Theosophy is for all

Both Besant and Leadbeater referred their readers to The Secret Doctrine, which is the source-text of modern Theosophy. But they also took very seriously the mandate given by the Maha-Chohan in his communication via Mahatma K.H. (1881): "To popularise a knowledge of Theosophy". As Besant explained in the preface to the Theosophical Manuals (1896):
 

Some have complained that our literature is at once too abstruse, too technical, and too expensive for the ordinary reader, and it is our hope that the present series may succeed in supplying what is a very real want. Theosophy is not only for the learned; it is for all. It may be that among those who in these little books catch their first glimpse of its teachings, there may be a few who will be led by them to penetrate more deeply into its philosophy, its science, and its religion, facing its abstruser problems with the student’s zeal and the neophyte’s ardour. But these manuals are not written for the eager student, whom no initial difficulty can daunt; they are written for the busy men and women of the work-a-day world, and seek to make plain some of the great truths that render life easier to bear and death easier to face.

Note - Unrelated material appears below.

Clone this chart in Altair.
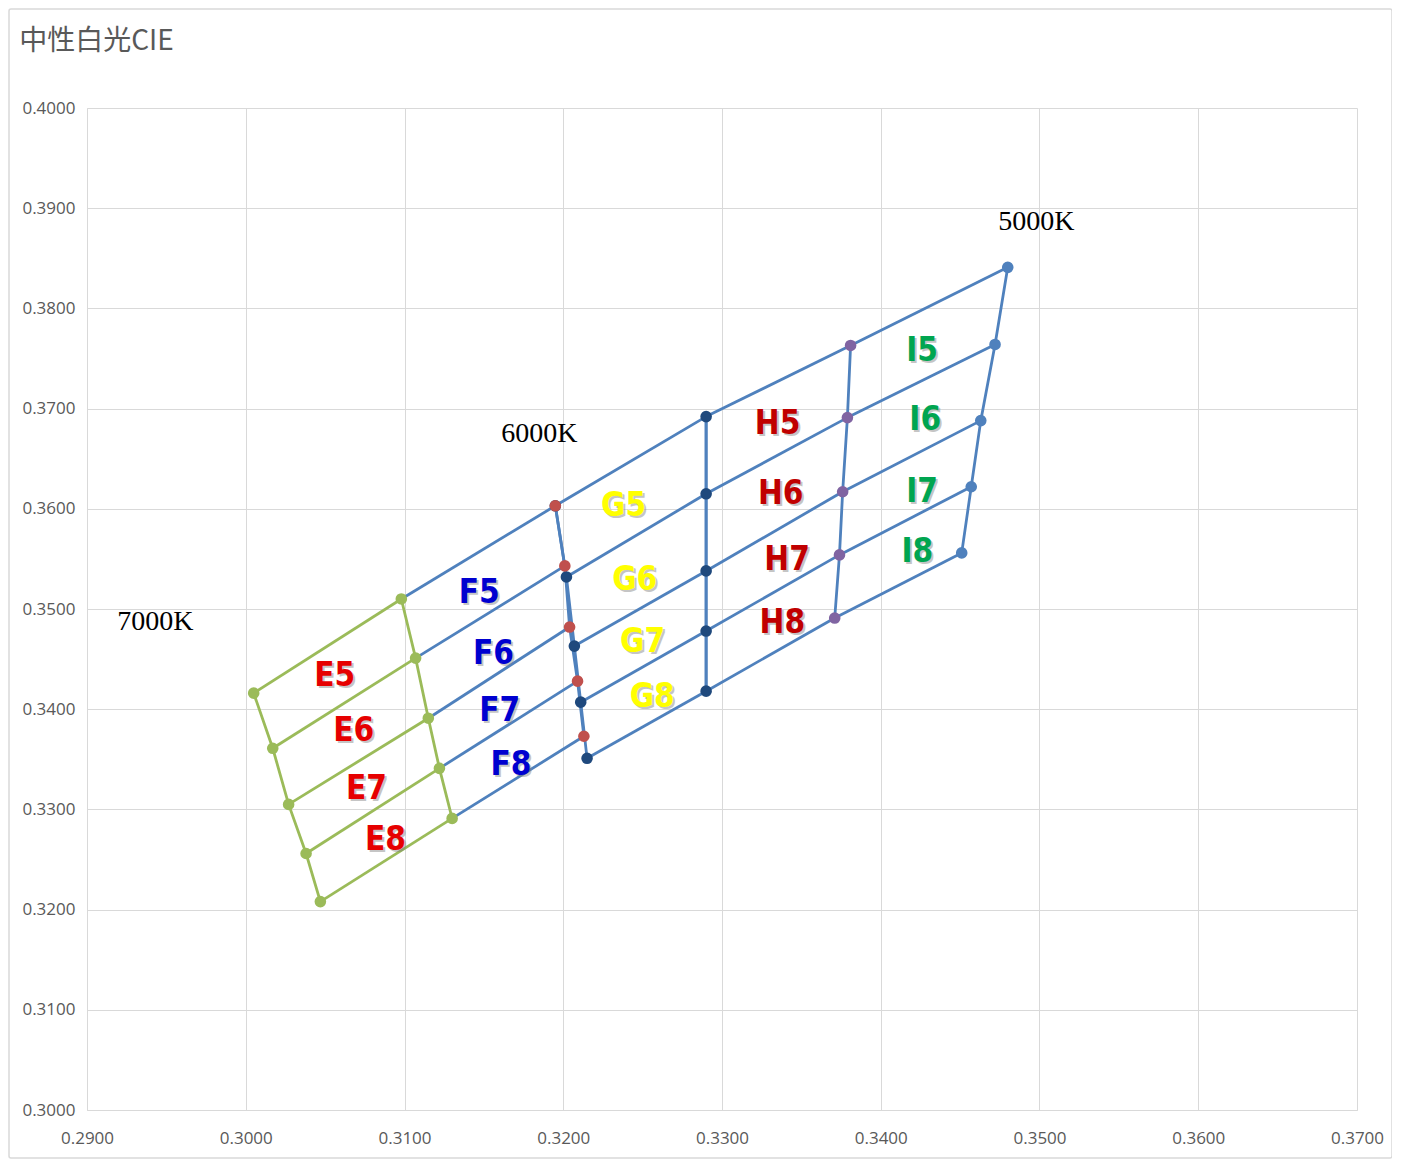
import altair as alt
import pandas as pd

# ---- corner points of the bins (CIE x, y) ----
e_left_x = [0.3005, 0.3017, 0.3027, 0.3038, 0.3047]
e_left_y = [0.3416, 0.3361, 0.3305, 0.3256, 0.3208]
e_right_x = [0.3098, 0.3107, 0.3115, 0.3122, 0.3130]
e_right_y = [0.3510, 0.3451, 0.3391, 0.3341, 0.3291]
f_right_x = [0.3195, 0.3201, 0.3204, 0.3209, 0.3213]
f_right_y = [0.3603, 0.3543, 0.3482, 0.3428, 0.3373]
g_left_x = [0.3195, 0.3202, 0.3207, 0.3211, 0.3215]
g_left_y = [0.3603, 0.3532, 0.3463, 0.3407, 0.3351]
h_left_x = [0.3290, 0.3290, 0.3290, 0.3290, 0.3290]
h_left_y = [0.3692, 0.3615, 0.3538, 0.3478, 0.3418]
i_left_x = [0.3381, 0.3379, 0.3376, 0.3374, 0.3371]
i_left_y = [0.3763, 0.3691, 0.3617, 0.3554, 0.3491]
i_right_x = [0.3480, 0.3472, 0.3463, 0.3457, 0.3451]
i_right_y = [0.3841, 0.3764, 0.3688, 0.3622, 0.3556]

# ---- bin labels ----
bin_names = ["E5", "E6", "E7", "E8", "F5", "F6", "F7", "F8",
             "G5", "G6", "G7", "G8", "H5", "H6", "H7", "H8",
             "I5", "I6", "I7", "I8"]
bin_x = [0.3056, 0.3068, 0.3076, 0.3088, 0.3147, 0.3156, 0.3160, 0.3167,
         0.3238, 0.3245, 0.3250, 0.3256, 0.3335, 0.3337, 0.3341, 0.3338,
         0.3426, 0.3428, 0.3426, 0.3423]
bin_y = [0.3433, 0.3378, 0.3320, 0.3269, 0.3516, 0.3455, 0.3398, 0.3344,
         0.3603, 0.3529, 0.3467, 0.3412, 0.3685, 0.3615, 0.3549, 0.3486,
         0.3757, 0.3689, 0.3617, 0.3557]
bin_colors = ["#E60000"] * 4 + ["#0000D0"] * 4 + ["#FFFF00"] * 4 + ["#C00000"] * 4 + ["#00A550"] * 4

# ---- CCT labels ----
cct_names = ["5000K", "6000K", "7000K"]
cct_x = [0.3498, 0.3185, 0.2943]
cct_y = [0.3886, 0.3675, 0.3487]

x_ticks = [0.29, 0.30, 0.31, 0.32, 0.33, 0.34, 0.35, 0.36, 0.37]
y_ticks = [0.30, 0.31, 0.32, 0.33, 0.34, 0.35, 0.36, 0.37, 0.38, 0.39, 0.40]

GREEN = "#9BBB59"
BLUE = "#4F81BD"
NAVY = "#1F497D"
RED = "#C0504D"
PURPLE = "#8064A2"

# ---- build line paths ----
rows = []


def add_path(pid, col, xs, ys):
    for k, (a, b) in enumerate(zip(xs, ys)):
        rows.append({"path": pid, "col": col, "ord": k, "x": a, "y": b})


add_path("E_left", GREEN, e_left_x, e_left_y)
add_path("E_right", GREEN, e_right_x, e_right_y)
for i in range(5):
    add_path(f"E_row{i}", GREEN, [e_left_x[i], e_right_x[i]], [e_left_y[i], e_right_y[i]])
    add_path(f"F_row{i}", BLUE, [e_right_x[i], f_right_x[i]], [e_right_y[i], f_right_y[i]])
    add_path(f"G_row{i}", BLUE, [g_left_x[i], h_left_x[i]], [g_left_y[i], h_left_y[i]])
    add_path(f"H_row{i}", BLUE, [h_left_x[i], i_left_x[i]], [h_left_y[i], i_left_y[i]])
    add_path(f"I_row{i}", BLUE, [i_left_x[i], i_right_x[i]], [i_left_y[i], i_right_y[i]])
add_path("F_right", BLUE, f_right_x, f_right_y)
add_path("G_left", BLUE, g_left_x, g_left_y)
add_path("G_right", BLUE, h_left_x, h_left_y)
add_path("H_left", BLUE, h_left_x, h_left_y)
add_path("H_right", BLUE, i_left_x, i_left_y)
add_path("I_right", BLUE, i_right_x, i_right_y)
lines_df = pd.DataFrame(rows)

# ---- markers ----
pts = []


def add_pts(col, xs, ys):
    for a, b in zip(xs, ys):
        pts.append({"col": col, "x": a, "y": b})


add_pts(GREEN, e_left_x, e_left_y)
add_pts(GREEN, e_right_x, e_right_y)
add_pts(NAVY, g_left_x, g_left_y)
add_pts(RED, f_right_x, f_right_y)
add_pts(NAVY, h_left_x, h_left_y)
add_pts(PURPLE, i_left_x, i_left_y)
add_pts(BLUE, i_right_x, i_right_y)
pts_df = pd.DataFrame(pts)

labels_df = pd.DataFrame({"name": bin_names, "x": bin_x, "y": bin_y, "c": bin_colors})
cct_df = pd.DataFrame({"name": cct_names, "x": cct_x, "y": cct_y})

xs = alt.Scale(domain=[0.29, 0.37], nice=False, zero=False)
ys = alt.Scale(domain=[0.30, 0.40], nice=False, zero=False)
X = alt.X("x:Q", scale=xs, axis=alt.Axis(values=x_ticks, format=".4f", ticks=False, title=None,
                                        labelPadding=20, grid=True, labelFlush=False))
Y = alt.Y("y:Q", scale=ys, axis=alt.Axis(values=y_ticks, format=".4f", ticks=False, title=None,
                                        labelPadding=12, grid=True, labelFlush=False))

frame = alt.Chart(pd.DataFrame({"a": [0]})).mark_rect(
    fill=None, stroke="#D9D9D9", strokeWidth=1.5, cornerRadius=2
).encode(x=alt.value(-78), x2=alt.value(1305), y=alt.value(-99), y2=alt.value(1050))

lines = alt.Chart(lines_df).mark_line(strokeWidth=2.8).encode(
    x=X, y=Y, detail="path:N", order="ord:Q",
    color=alt.Color("col:N", scale=None),
)

points = alt.Chart(pts_df).mark_circle(size=135, opacity=1).encode(
    x=X, y=Y,
    color=alt.Color("col:N", scale=None),
)

label_font = "Liberation Sans Narrow, DejaVu Sans Condensed, Roboto, sans-serif"
shadow = alt.Chart(labels_df).mark_text(
    font=label_font, fontSize=33, fontWeight="bold", dx=2, dy=2, color="#7F7F7F", opacity=0.45
).encode(x=X, y=Y, text="name:N")
labels = alt.Chart(labels_df).mark_text(
    font=label_font, fontSize=33, fontWeight="bold"
).encode(x=X, y=Y, text="name:N", color=alt.Color("c:N", scale=None))

cct = alt.Chart(cct_df).mark_text(
    font="Liberation Serif", fontSize=28, color="#000000"
).encode(x=X, y=Y, text="name:N")

chart = alt.layer(frame, lines, points, shadow, labels, cct).properties(
    width=1270, height=1002,
    title=alt.TitleParams("中性白光CIE", anchor="start", font="Noto Sans CJK SC", fontSize=28,
                          fontWeight="normal", color="#595959", offset=0, dy=48, dx=11),
    autosize=alt.AutoSizeParams(type="none"),
    padding={"left": 79, "top": 100, "right": 35, "bottom": 50},
).configure_view(stroke=None).configure_axis(
    gridColor="#D9D9D9", gridWidth=1, domainColor="#D9D9D9", domainWidth=1,
    labelFont="Open Sans", labelFontSize=17, labelColor="#595959",
)

chart.save("out.html", embed_options={"renderer": "svg", "actions": False})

There was, and I think there still is, a great deal of gratitude to CWL in the TS for his many years of dedicated service, his many books and his overall contribution. Some of his books are no longer reprinted, like Man: Whence, How and Whither, The Lives of Alcyone, among others. But the fact that there is still demand for his books indicates that his message is found useful. In Brazil, for example, I have seen his books for sale in bus terminals in very remote areas of the country.

 

A Vision of the Future?

One of the fair principles regarding published works is that they are to be judged on their own merit. I would like to draw attention to two passages of Man: Whence, How and Whither. It is a record of clairvoyant investigations done at Adyar in the summer of 1910 by both Besant and Leadbeater, although the parts I am quoting from refer to his vision of the distant future:
 

The daily newspaper has disappeared – or perhaps we may rather say that it survives in a much amended form. To make it comprehensible it must be premised that in each house there is a machine which is a kind of combination of a telephone and recording tape-machine. This is in connection with a central office in the capital city, and is so arranged that not only can one speak through it as through a telephone, but that anything written or drawn upon a specially prepared plate and put into the box of the large machine at the central office will reproduce itself automatically upon slips which fall into the box of the machine in each of the houses. What takes the place of the morning newspaper is managed in this way. It may be said that each person has his newspaper printed in his own house. When any news of importance arrives at any time it is instantly forwarded in this way to every house in the community; but a special collection of such news is sent early each morning and is commonly called Community Breakfast Chat. (chapter xxvi)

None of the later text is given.